The country is becoming a top beneficiary of global supply chain relocations, with international giants like Amazon, Google, Micron, Mercedes, and Foxconn setting up operations.
🌟 From “Make in India” to “Making in India”
What once started as a promotional slogan is now becoming reality. Between 2021 and 2023, nearly 984 international companies registered operations in India — a sharp rise from 320 registrations during 2019–2021. This trend is a testament to India’s emerging reputation as a global manufacturing and export hub.
❓ Quick Q&A: India’s Manufacturing and Export Surge
Q1: How has India’s global economic position changed?
A: India moved from the 10th largest economy in 2010 to the 5th largest by 2023.
Q2: Why is manufacturing important for India’s future growth?
A: Manufacturing’s share of GVA is expected to grow from 17% in 2017 to 25% by 2030, creating jobs and boosting exports.
Q3: What sectors are leading India’s manufacturing growth?
A: Electrical equipment, textiles, EVs, electronics, and semiconductors are among the top sectors.
Q4: How are global trade shifts benefiting India?
A: Lower tariffs on Indian goods and new FTAs are boosting exports, especially compared to China and Vietnam.
Q5: What role do PLI schemes play?
A: PLI schemes are incentivizing private capex in high-tech and emerging sectors, promoting a manufacturing-driven economy.
Q6: How is India’s ease of doing business helping manufacturing?

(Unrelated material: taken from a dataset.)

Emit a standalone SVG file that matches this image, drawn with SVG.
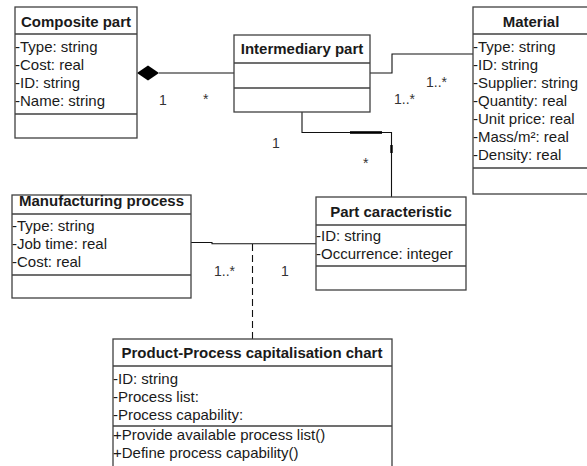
<svg xmlns="http://www.w3.org/2000/svg" width="587" height="466" viewBox="0 0 587 466">
  <style>
    .box { fill: #ffffff; stroke: #404040; stroke-width: 1.3; }
    .div { stroke: #404040; stroke-width: 1.3; }
    .title { font-family: "Liberation Sans", Arial, sans-serif; font-size: 15px; font-weight: bold; fill: #1a1a1a; text-anchor: middle; }
    .attr { font-family: "Liberation Sans", Arial, sans-serif; font-size: 15px; fill: #1a1a1a; }
    .mult { font-family: "Liberation Sans", Arial, sans-serif; font-size: 14px; fill: #333333; }
    .conn { fill: none; stroke: #111111; stroke-width: 1.1; }
  </style>
  <rect width="587" height="466" fill="#ffffff"/>

  <!-- connectors -->
  <g id="connectors">
    <!-- composition: Composite part to Intermediary part -->
    <line class="conn" x1="159" y1="73" x2="234" y2="73"/>
    <polygon points="137,73 148,65.5 159,73 148,80.5" fill="#000000"/>
    <!-- Intermediary part to Material -->
    <polyline class="conn" points="370,73 392,73 392,54 473,54"/>
    <!-- Intermediary part to Part caracteristic -->
    <polyline class="conn" points="302,112 302,132.5 391.5,132.5 391.5,197"/>
    <line x1="350" y1="132.5" x2="382" y2="132.5" stroke="#000000" stroke-width="2.6"/>
    <line x1="391.5" y1="145" x2="391.5" y2="153" stroke="#000000" stroke-width="2.4"/>
    <!-- Manufacturing process to Part caracteristic -->
    <polyline class="conn" points="191,242.5 212,242.5 212,243.8 316,243.8"/>
    <!-- association class link -->
    <line class="conn" x1="252.5" y1="244" x2="252.5" y2="339" stroke-dasharray="7,4"/>

    <text class="mult" x="159" y="105">1</text>
    <text class="mult" x="203" y="104">*</text>
    <text class="mult" x="426" y="87">1..*</text>
    <text class="mult" x="394" y="104">1..*</text>
    <text class="mult" x="272" y="148">1</text>
    <text class="mult" x="363" y="168">*</text>
    <text class="mult" x="214" y="276">1..*</text>
    <text class="mult" x="281" y="276">1</text>
  </g>

  <!-- Composite part -->
  <g id="composite-part">
    <rect class="box" x="15" y="7" width="122" height="131"/>
    <line class="div" x1="15" y1="34" x2="137" y2="34"/>
    <line class="div" x1="15" y1="114" x2="137" y2="114"/>
    <text class="title" x="76" y="27">Composite part</text>
    <text class="attr" x="15" y="52">-Type: string</text>
    <text class="attr" x="15" y="70">-Cost: real</text>
    <text class="attr" x="15" y="88">-ID: string</text>
    <text class="attr" x="15" y="106">-Name: string</text>
  </g>

  <!-- Intermediary part -->
  <g id="intermediary-part">
    <rect class="box" x="234" y="35" width="136" height="77"/>
    <line class="div" x1="234" y1="63" x2="370" y2="63"/>
    <line class="div" x1="234" y1="88" x2="370" y2="88"/>
    <text class="title" x="302" y="54">Intermediary part</text>
  </g>

  <!-- Material -->
  <g id="material">
    <rect class="box" x="473" y="7" width="118" height="187"/>
    <line class="div" x1="473" y1="34" x2="591" y2="34"/>
    <line class="div" x1="473" y1="168" x2="591" y2="168"/>
    <text class="title" x="531" y="27">Material</text>
    <text class="attr" x="473" y="52">-Type: string</text>
    <text class="attr" x="473" y="70">-ID: string</text>
    <text class="attr" x="473" y="88">-Supplier: string</text>
    <text class="attr" x="473" y="106">-Quantity: real</text>
    <text class="attr" x="473" y="124">-Unit price: real</text>
    <text class="attr" x="473" y="142">-Mass/m²: real</text>
    <text class="attr" x="473" y="160">-Density: real</text>
  </g>

  <!-- Manufacturing process -->
  <g id="manufacturing-process">
    <rect class="box" x="12" y="195" width="179" height="103"/>
    <line class="div" x1="12" y1="214" x2="191" y2="214"/>
    <line class="div" x1="12" y1="275" x2="191" y2="275"/>
    <text class="title" x="101.5" y="206">Manufacturing process</text>
    <text class="attr" x="12" y="231">-Type: string</text>
    <text class="attr" x="12" y="249">-Job time: real</text>
    <text class="attr" x="12" y="267">-Cost: real</text>
  </g>

  <!-- Part caracteristic -->
  <g id="part-caracteristic">
    <rect class="box" x="316" y="197" width="150" height="93"/>
    <line class="div" x1="316" y1="225" x2="466" y2="225"/>
    <line class="div" x1="316" y1="266" x2="466" y2="266"/>
    <text class="title" x="391" y="217">Part caracteristic</text>
    <text class="attr" x="316" y="241">-ID: string</text>
    <text class="attr" x="316" y="259">-Occurrence: integer</text>
  </g>

  <!-- Product-Process capitalisation chart -->
  <g id="capitalisation-chart">
    <rect class="box" x="113" y="339" width="279" height="135"/>
    <line class="div" x1="113" y1="366" x2="392" y2="366"/>
    <line class="div" x1="113" y1="426" x2="392" y2="426"/>
    <text class="title" x="252" y="358">Product-Process capitalisation chart</text>
    <text class="attr" x="113" y="384">-ID: string</text>
    <text class="attr" x="113" y="402">-Process list:</text>
    <text class="attr" x="113" y="420">-Process capability:</text>
    <text class="attr" x="113" y="440">+Provide available process list()</text>
    <text class="attr" x="113" y="458">+Define process capability()</text>
  </g>
</svg>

A: Infrastructure upgrades and regulatory reforms have made India more attractive for multinational manufacturers.
Conclusion:
With policy support, rising global interest, improving infrastructure, and the diversification of exports, India is poised to become a true global manufacturing and export giant. As the world’s supply chains recalibrate, India is not just participating — it is leading the way.